↓
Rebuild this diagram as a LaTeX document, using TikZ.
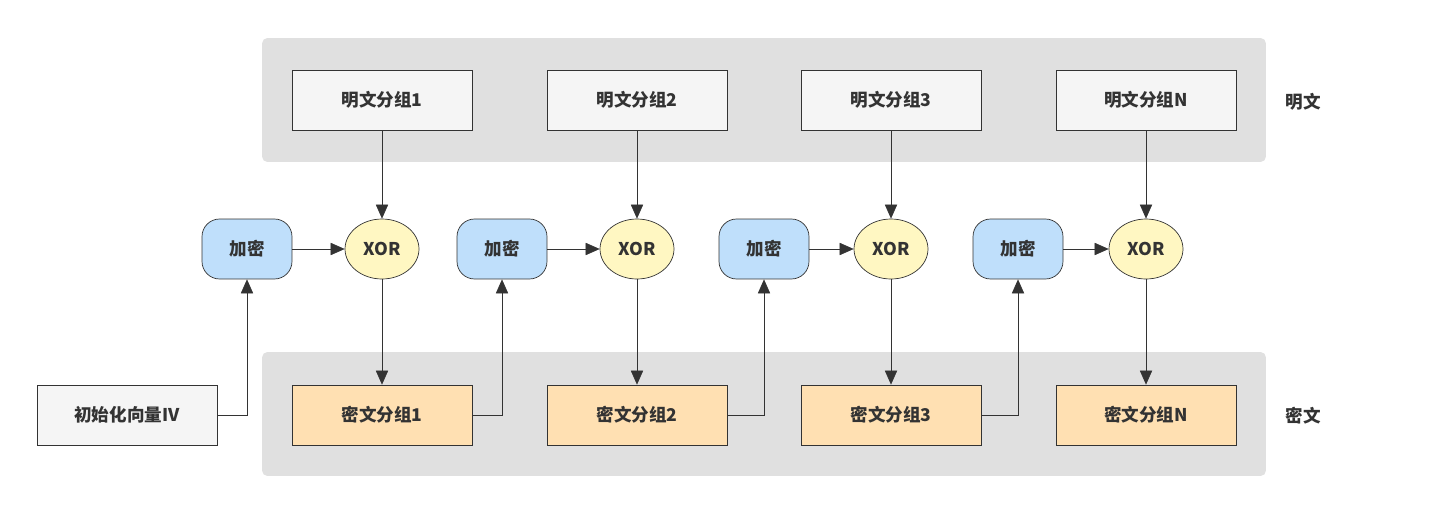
\documentclass[tikz,border=0pt]{standalone}
\usepackage{fontspec}
\setmainfont{Noto Sans CJK SC}
\usetikzlibrary{shapes.geometric,arrows.meta}
\definecolor{bandgray}{HTML}{E0E0E0}
\definecolor{plaingray}{HTML}{F5F5F5}
\definecolor{encblue}{HTML}{BFDFFB}
\definecolor{xoryellow}{HTML}{FFF7C2}
\definecolor{cipherorange}{HTML}{FFE0B2}
\definecolor{linegray}{HTML}{333333}
\begin{document}
\begin{tikzpicture}[x=0.02cm,y=-0.02cm,font=\fontsize{10}{12}\selectfont\bfseries]

\tikzstyle{band}=[rectangle, rounded corners=3pt, fill=bandgray, draw=none, minimum width=20.08cm, minimum height=2.48cm]
\tikzstyle{plain}=[rectangle, draw=linegray, fill=plaingray, minimum width=3.6cm, minimum height=1.2cm, text=linegray]
\tikzstyle{cipher}=[rectangle, draw=linegray, fill=cipherorange, minimum width=3.6cm, minimum height=1.2cm, text=linegray]
\tikzstyle{enc}=[rectangle, rounded corners=10pt, draw=linegray, fill=encblue, minimum width=1.8cm, minimum height=1.2cm, text=linegray]
\tikzstyle{xor}=[ellipse, draw=linegray, fill=xoryellow, minimum width=1.48cm, minimum height=1.2cm, inner sep=0pt, text=linegray]
\tikzstyle{arrow}=[-{Triangle[length=8pt,width=7pt]}, draw=linegray]

\useasboundingbox (0,0) rectangle (1430,514);

\node (bandP) [band] at (764,100) {};
\node (bandC) [band] at (764,414) {};

\node (lblP) [text=linegray] at (1303,102) {明文};
\node (lblC) [text=linegray] at (1303,416) {密文};

\node (iv) [plain] at (127,415) {初始化向量IV};

\foreach \i/\x/\e/\t in {1/382/247/1, 2/637/502/2, 3/891/764/3, 4/1146/1018/N} {
  \node (P\i) [plain]  at (\x,100) {明文分组\t};
  \node (X\i) [xor]    at (\x,249) {XOR};
  \node (E\i) [enc]    at (\e,249) {加密};
  \node (C\i) [cipher] at (\x,415) {密文分组\t};
  \draw [arrow] (P\i) -- (X\i);
  \draw [arrow] (E\i) -- (X\i);
  \draw [arrow] (X\i) -- (C\i);
}

\draw [arrow] (iv.east) -| (E1.south);
\draw [arrow] (C1.east) -| (E2.south);
\draw [arrow] (C2.east) -| (E3.south);
\draw [arrow] (C3.east) -| (E4.south);

\end{tikzpicture}
\end{document}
↑
Aim: The lines from the start of the data through the line that contains "(iv) [plain] at" are to be returned exactly, please, with both ends included and every picture left out.

Solution for this task:
Rebuild this diagram as a LaTeX document, using TikZ.
\documentclass[tikz,border=0pt]{standalone}
\usepackage{fontspec}
\setmainfont{Noto Sans CJK SC}
\usetikzlibrary{shapes.geometric,arrows.meta}
\definecolor{bandgray}{HTML}{E0E0E0}
\definecolor{plaingray}{HTML}{F5F5F5}
\definecolor{encblue}{HTML}{BFDFFB}
\definecolor{xoryellow}{HTML}{FFF7C2}
\definecolor{cipherorange}{HTML}{FFE0B2}
\definecolor{linegray}{HTML}{333333}
\begin{document}
\begin{tikzpicture}[x=0.02cm,y=-0.02cm,font=\fontsize{10}{12}\selectfont\bfseries]

\tikzstyle{band}=[rectangle, rounded corners=3pt, fill=bandgray, draw=none, minimum width=20.08cm, minimum height=2.48cm]
\tikzstyle{plain}=[rectangle, draw=linegray, fill=plaingray, minimum width=3.6cm, minimum height=1.2cm, text=linegray]
\tikzstyle{cipher}=[rectangle, draw=linegray, fill=cipherorange, minimum width=3.6cm, minimum height=1.2cm, text=linegray]
\tikzstyle{enc}=[rectangle, rounded corners=10pt, draw=linegray, fill=encblue, minimum width=1.8cm, minimum height=1.2cm, text=linegray]
\tikzstyle{xor}=[ellipse, draw=linegray, fill=xoryellow, minimum width=1.48cm, minimum height=1.2cm, inner sep=0pt, text=linegray]
\tikzstyle{arrow}=[-{Triangle[length=8pt,width=7pt]}, draw=linegray]

\useasboundingbox (0,0) rectangle (1430,514);

\node (bandP) [band] at (764,100) {};
\node (bandC) [band] at (764,414) {};

\node (lblP) [text=linegray] at (1303,102) {明文};
\node (lblC) [text=linegray] at (1303,416) {密文};

\node (iv) [plain] at (127,415) {初始化向量IV};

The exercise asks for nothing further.